By following Schools2030’s model, schools in both Brazil and Portugal have been able to formalise these pedagogical practices – many of which had existed to some degree before the programme’s inception – across the schools involved, as well as highlight the significance of non-academic skills. The programme has also supported schools to improve assessment techniques through its ‘assess’ step, particularly across the non-academic domains. The ‘innovate’ step has provided teaching communities with an opportunity to develop new – and refine existing – learning strategies through the use of HCD tools and the action-research process, and allowed teachers to act on evidence gathered during assessment. And the ‘showcase’ step – aimed principally at scaling these ideas and fostering systems change – allows the Schools2030 community to share their techniques and evidence across the world and exchange ideas to foster high-quality learning globally, most notably through the annual Schools2030 Global Forum.

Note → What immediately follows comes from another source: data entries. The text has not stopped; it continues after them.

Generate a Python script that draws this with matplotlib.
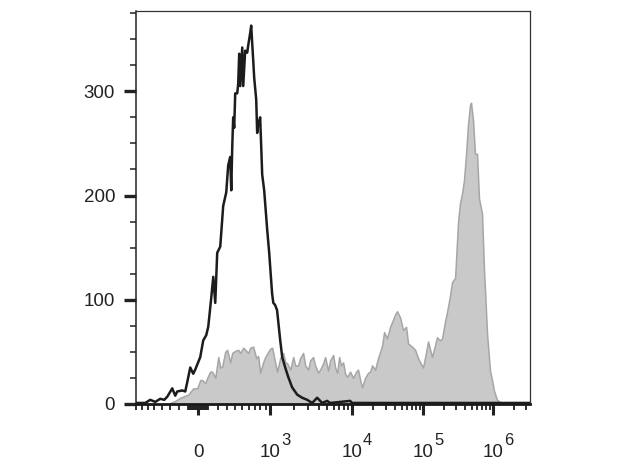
import numpy as np
import matplotlib
matplotlib.use('Agg')
import matplotlib.pyplot as plt
from matplotlib import transforms

plt.rcParams['font.family'] = ['Liberation Sans', 'DejaVu Sans']

# isotype / unstained control (black open histogram)
ctrl_x = [-794, -637, -559, -487, -419, -368, -331, -273, -239, -217,
          -163, -132, -111, -80.5, -50.2, -30.1, 20.1, 50.2, 80.5, 101,
          132, 153, 174, 195, 228, 261, 296, 319, 343, 356,
          368, 380, 393, 406, 432, 445, 459, 473, 501, 515,
          544, 574, 590, 621, 637, 670, 687, 722, 739, 757,
          794, 833, 872, 935, 978, 1060, 1100, 1160, 1230, 1350,
          1430, 1560, 1700, 1900, 2190, 2520, 2900, 3330, 3820, 4390,
          5030, 5470, 9470, 10000, 3380000]
ctrl_n = [1, 1, 4, 2, 5, 4, 7, 15, 8, 12,
          13, 12, 21, 35, 29, 33, 45, 61, 66, 74,
          102, 122, 97, 145, 151, 190, 203, 229, 237, 205,
          246, 275, 265, 298, 298, 307, 336, 305, 342, 305,
          339, 337, 344, 356, 363, 330, 313, 292, 260, 268,
          275, 220, 205, 167, 145, 106, 97, 95, 90, 61,
          45, 35, 26, 16, 9, 6, 4, 1, 6, 1,
          3, 1, 3, 1, 1]

# stained sample (grey filled histogram)
stain_x = [-296, -239, -184, -101, -50.2, -10, 20.1, 40.1, 70.4, 90.7,
           121, 142, 174, 206, 228, 250, 284, 307, 343, 368,
           406, 445, 473, 515, 544, 590, 621, 670, 722, 757,
           794, 852, 893, 956, 1000, 1060, 1160, 1230, 1350, 1470,
           1560, 1650, 1800, 1960, 2070, 2250, 2380, 2590, 2740, 2980,
           3150, 3420, 3610, 3930, 4150, 4510, 4760, 5170, 5470, 5940,
           6270, 6630, 7000, 7390, 7810, 8250, 8720, 9470, 10300, 11400,
           12100, 13000, 13800, 15200, 16800, 17900, 19100, 21100, 23200, 24800,
           26500, 28200, 31100, 34300, 37800, 40300, 43000, 47400, 52300, 57600,
           61500, 70000, 77200, 85000, 90700, 100000, 107000, 118000, 134000, 148000,
           158000, 175000, 187000, 206000, 220000, 243000, 260000, 287000, 316000, 338000,
           361000, 385000, 411000, 439000, 469000, 485000, 518000, 553000, 591000, 631000,
           696000, 744000, 769000, 821000, 848000, 906000, 968000, 1030000, 1140000, 1260000,
           1390000]
stain_n = [1, 3, 6, 9, 15, 15, 23, 23, 20, 25,
           31, 31, 25, 45, 35, 36, 50, 52, 40, 49,
           51, 52, 49, 54, 52, 49, 54, 55, 44, 46,
           30, 40, 45, 50, 53, 54, 40, 31, 44, 49,
           40, 39, 33, 45, 37, 37, 44, 49, 37, 33,
           42, 45, 37, 30, 33, 39, 45, 32, 42, 47,
           35, 30, 45, 37, 40, 29, 26, 31, 25, 31,
           33, 23, 16, 25, 30, 31, 37, 33, 44, 50,
           56, 69, 63, 74, 81, 86, 89, 83, 71, 74,
           58, 55, 52, 44, 40, 35, 45, 60, 45, 56,
           64, 61, 63, 79, 88, 104, 117, 121, 174, 193,
           202, 215, 239, 268, 287, 289, 272, 240, 240, 197,
           183, 128, 109, 68, 56, 32, 23, 13, 4, 2,
           0]

major_x = [0, 1e3, 1e4, 1e5, 1e6]
major_exp = ['', '3', '4', '5', '6']

# biexponential display (logicle-like)
U = np.arcsinh(np.array([0, 1e3, 1e4, 1e5, 1e6, 1e7]) / 500.0)
P = np.array([0, 72, 154, 225, 295, 365.0])

def fwd(x):
    x = np.asarray(x, float)
    return np.sign(x) * np.interp(np.arcsinh(np.abs(x) / 500.0), U, P)

def inv(d):
    d = np.asarray(d, float)
    return np.sign(d) * 500.0 * np.sinh(np.interp(np.abs(d), P, U))

fig = plt.figure(figsize=(6.22, 4.66), dpi=100)
ax = fig.add_axes([136/622, 62/466, 394/622, 393/466])
ax.set_xscale('function', functions=(fwd, inv))

ax.fill_between(stain_x, stain_n, 0, facecolor='#c9c9c9', edgecolor='#a6a6a6', lw=1.1, zorder=2)
ax.plot(ctrl_x, ctrl_n, color='#1c1c1c', lw=1.8, zorder=3)

ax.set_xlim(-794, 3.38e6)
ax.set_ylim(0, 377)

minor = list(-np.arange(100, 900, 100)) + list(np.arange(-90, 100, 10)) + list(np.arange(100, 1000, 100))
for dec in [1e3, 1e4, 1e5]:
    minor += [k * dec for k in range(2, 10)]
minor += [2e6, 3e6]
minor = [m for m in minor if m != 0]
ax.set_xticks(major_x)
ax.set_xticklabels([''] * len(major_x))
ax.set_xticks(minor, minor=True)
ax.tick_params(axis='x', which='major', direction='out', length=8, width=2.2, color='#222222')
ax.tick_params(axis='x', which='minor', direction='out', length=4, width=1.3, color='#222222')

# x labels: "10" centred on the tick, exponent set beside it
tr = transforms.blended_transform_factory(ax.transData, ax.transAxes)
for v, e in zip(major_x, major_exp):
    base = '0' if v == 0 else '10'
    ax.text(v, -0.135, base, transform=tr, ha='center', va='baseline', fontsize=13.5, color='#222222')
    if e:
        t = transforms.offset_copy(tr, fig=fig, x=11, y=12, units='dots')
        ax.text(v, -0.135, e, transform=t, ha='left', va='baseline', fontsize=12, color='#222222')

ax.set_yticks([0, 100, 200, 300])
ax.set_yticks([m for m in range(25, 377, 25) if m % 100], minor=True)
ax.tick_params(axis='y', which='major', direction='out', length=9, width=2.4, color='#222222',
               labelsize=13.5, labelcolor='#222222', pad=6)
ax.tick_params(axis='y', which='minor', direction='out', length=4, width=1.2, color='#333333')

for side in ['top', 'right']:
    ax.spines[side].set_linewidth(0.9)
    ax.spines[side].set_color('#333333')
ax.spines['left'].set_linewidth(1.1)
ax.spines['left'].set_color('#222222')
ax.spines['bottom'].set_linewidth(2)
ax.spines['bottom'].set_color('#1a1a1a')

fig.savefig('out.png', dpi=100)
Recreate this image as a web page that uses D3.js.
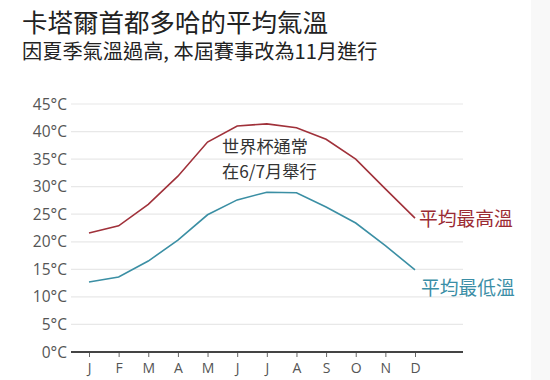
<!DOCTYPE html>
<html><head><meta charset="utf-8">
<script src="https://cdn.jsdelivr.net/npm/d3@7"></script>
<style>
html,body{margin:0;padding:0;background:#fff;}
svg{display:block;font-family:"Noto Sans CJK TC","Noto Sans",sans-serif;}
</style></head>
<body>
<svg id="c" width="550" height="380"></svg>
<script>
const months = ["J","F","M","A","M","J","J","A","S","O","N","D"];
const highTemps = [21.6, 22.9, 26.8, 31.9, 38.1, 41.0, 41.4, 40.7, 38.6, 35.0, 29.6, 24.3];
const lowTemps  = [12.7, 13.6, 16.5, 20.3, 24.9, 27.6, 29.0, 28.9, 26.3, 23.4, 19.3, 14.9];
const yTicks = [0, 5, 10, 15, 20, 25, 30, 35, 40, 45];
const title = "卡塔爾首都多哈的平均氣溫";
const subtitle = "因夏季氣溫過高, 本屆賽事改為11月進行";
const note = ["世界杯通常", "在6/7月舉行"];
const highLabel = "平均最高溫";
const lowLabel = "平均最低溫";

const svg = d3.select("#c");
svg.append("rect").attr("x",531).attr("y",0).attr("width",19).attr("height",380).attr("fill","#f8f8f8");

const x = d3.scalePoint().domain(d3.range(12)).range([89, 415]);
const y = d3.scaleLinear().domain([0, 45]).range([352, 104]);
const left = 71, right = 463;

svg.append("text").attr("x",22).attr("y",32).attr("font-size",25.5).attr("fill","#222").text(title);
svg.append("text").attr("x",22).attr("y",59).attr("font-size",20.2).attr("fill","#222").text(subtitle);

// gridlines
svg.append("g").selectAll("line").data(yTicks.filter(d=>d>0)).join("line")
  .attr("x1",left).attr("x2",right).attr("y1",d=>y(d)).attr("y2",d=>y(d))
  .attr("stroke","#e8e8e8").attr("stroke-width",1.2);

// y labels
svg.append("g").selectAll("text").data(yTicks).join("text")
  .attr("x",67).attr("y",d=>y(d)).attr("dy","0.36em").attr("text-anchor","end")
  .attr("font-size",15.5).attr("fill","#555").attr("font-family","'Open Sans','Noto Sans',sans-serif")
  .text(d=>d+"°C");

// x axis
const xAxis = d3.axisBottom(x).tickSize(5).tickPadding(6).tickFormat(i=>months[i]);
const gx = svg.append("g").attr("transform",`translate(0,${y(0)})`).call(xAxis);
gx.select(".domain").remove();
gx.selectAll(".tick line").attr("stroke","#666");
gx.selectAll(".tick text").attr("font-size",14).attr("fill","#555").attr("font-family","'Open Sans','Noto Sans',sans-serif");
svg.append("line").attr("x1",left).attr("x2",right).attr("y1",y(0)).attr("y2",y(0))
  .attr("stroke","#444").attr("stroke-width",1.8);

const line = d3.line().x((d,i)=>x(i)).y(d=>y(d));
svg.append("path").datum(highTemps).attr("d",line).attr("fill","none").attr("stroke","#a0313a").attr("stroke-width",1.6);
svg.append("path").datum(lowTemps).attr("d",line).attr("fill","none").attr("stroke","#3b8fa4").attr("stroke-width",1.6);

svg.append("text").attr("x",419).attr("y",y(highTemps[11])+8).attr("font-size",18.8).attr("fill","#9b2b33").text(highLabel);
svg.append("text").attr("x",421).attr("y",y(lowTemps[11])+25).attr("font-size",18.8).attr("fill","#3b8ea6").text(lowLabel);

svg.append("g").selectAll("text").data(note).join("text")
  .attr("x",222).attr("y",(d,i)=>153+i*25).attr("font-size",17.2).attr("fill","#333").text(d=>d);
</script>
</body></html>
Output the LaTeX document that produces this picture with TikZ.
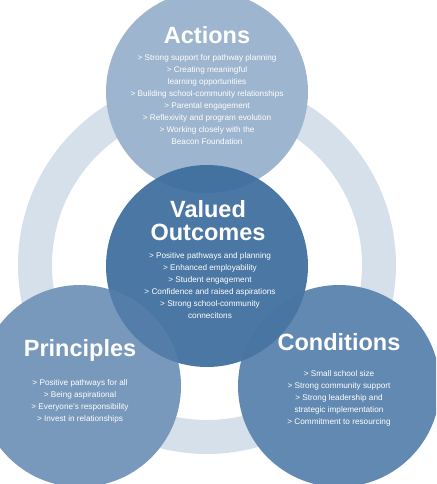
\documentclass[tikz,border=0pt]{standalone}
\usepackage{fontspec}
\setmainfont{Liberation Sans}

\definecolor{ringgrey}{RGB}{214,224,234}
\definecolor{actionblue}{RGB}{157,181,207}
\definecolor{outcomeblue}{RGB}{61,109,157}
\definecolor{principleblue}{RGB}{120,153,187}
\definecolor{conditionblue}{RGB}{98,137,177}

\tikzset{
  bubble/.style={circle, minimum size=202pt, inner sep=0pt},
  heading/.style={text=white, font=\fontsize{23.5}{23}\selectfont\bfseries,
    align=center, inner sep=0pt, text depth=0pt},
  points/.style={text=white, font=\fontsize{8.2}{12}\selectfont,
    align=center, anchor=north, inner sep=0pt},
}

\begin{document}
\begin{tikzpicture}[x=1pt, y=-1pt]
  \useasboundingbox (0,0) rectangle (436,484);
  \clip (0,0) rectangle (436,484);

  %% --- background ring ---
  \draw[ringgrey, line width=34pt] (207,265) circle (172pt);

  %% --- the four circles ---
  \node[bubble, fill=actionblue] (actions) at (207,92) {};
  \node[bubble, fill=outcomeblue, fill opacity=0.93] (outcomes) at (207,266) {};
  \node[bubble, fill=principleblue] (principles) at (80,386) {};
  \node[bubble, fill=conditionblue] (conditions) at (339,386) {};

  %% overlaps with the centre circle
  \begin{scope}
    \clip (principles.center) circle (101pt);
    \fill[outcomeblue, fill opacity=0.6] (outcomes.center) circle (101pt);
  \end{scope}
  \begin{scope}
    \clip (conditions.center) circle (101pt);
    \fill[outcomeblue, fill opacity=0.7] (outcomes.center) circle (101pt);
  \end{scope}

  %% --- Actions ---
  \node[heading] (actTitle) at (207,35) {Actions};
  \node[points] (actList) at (207,54) {%
    > Strong support for pathway planning\\
    > Creating meaningful\\
    learning opportunities\\
    > Building school-community relationships\\
    > Parental engagement\\
    > Reflexivity and program evolution\\
    > Working closely with the\\
    Beacon Foundation};

  %% --- Valued Outcomes ---
  \node[heading] (outTitle) at (208,220.5) {Valued\\Outcomes};
  \node[points] (outList) at (210,252) {%
    > Positive pathways and planning\\
    > Enhanced employability\\
    > Student engagement\\
    > Confidence and raised aspirations\\
    > Strong school-community\\
    connecitons};

  %% --- Principles ---
  \node[heading] (prinTitle) at (80,348) {Principles};
  \node[points] (prinList) at (80,379) {%
    > Positive pathways for all\\
    > Being aspirational\\
    > Everyone's responsibility\\
    > Invest in relationships};

  %% --- Conditions ---
  \node[heading] (condTitle) at (339,342) {Conditions};
  \node[points] (condList) at (339,370) {%
    > Small school size\\
    > Strong community support\\
    > Strong leadership and\\
    strategic implementation\\
    > Commitment to resourcing};
\end{tikzpicture}
\end{document}
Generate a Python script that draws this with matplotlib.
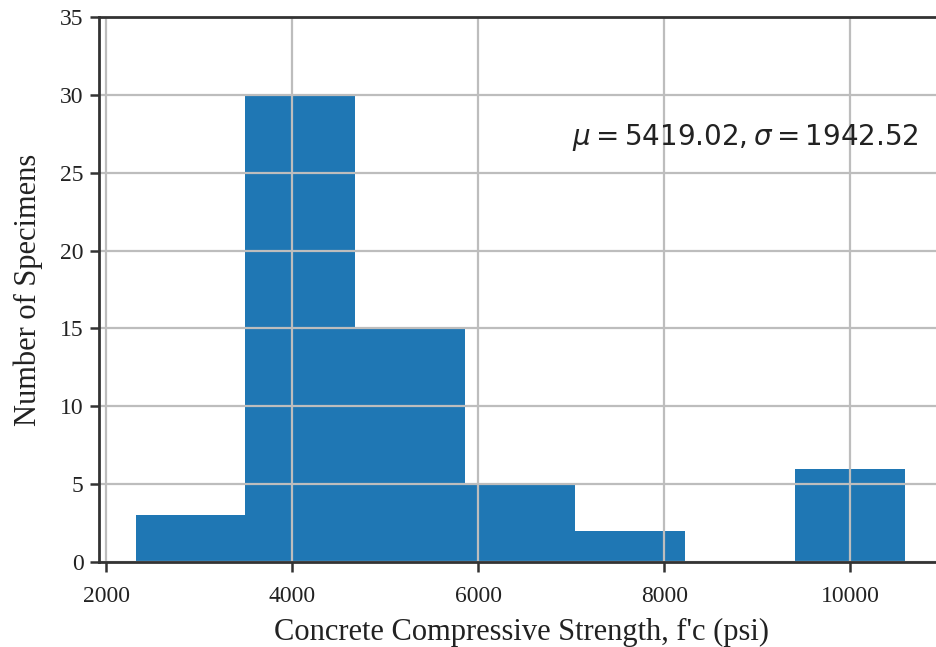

Many teachers in both countries – indeed across the world – are doing their level best to provide engaging learning experiences for students, and it is inspiring how hard they work often in very challenging circumstances. Working through the Schools2030 model seems to be giving many renewed hope that their ideas for improving the student experience can actually be given the time and space to be tested. The participatory model is also showing promise in engaging more young students in their own education, as well as fostering a pluralistic outlook and a greater respect for their diverse communities.. The practices will continue to be assessed for their impact as the programme moves into its middle years, and the most promising ideas will be shared with teams across the world to be adapted for their context.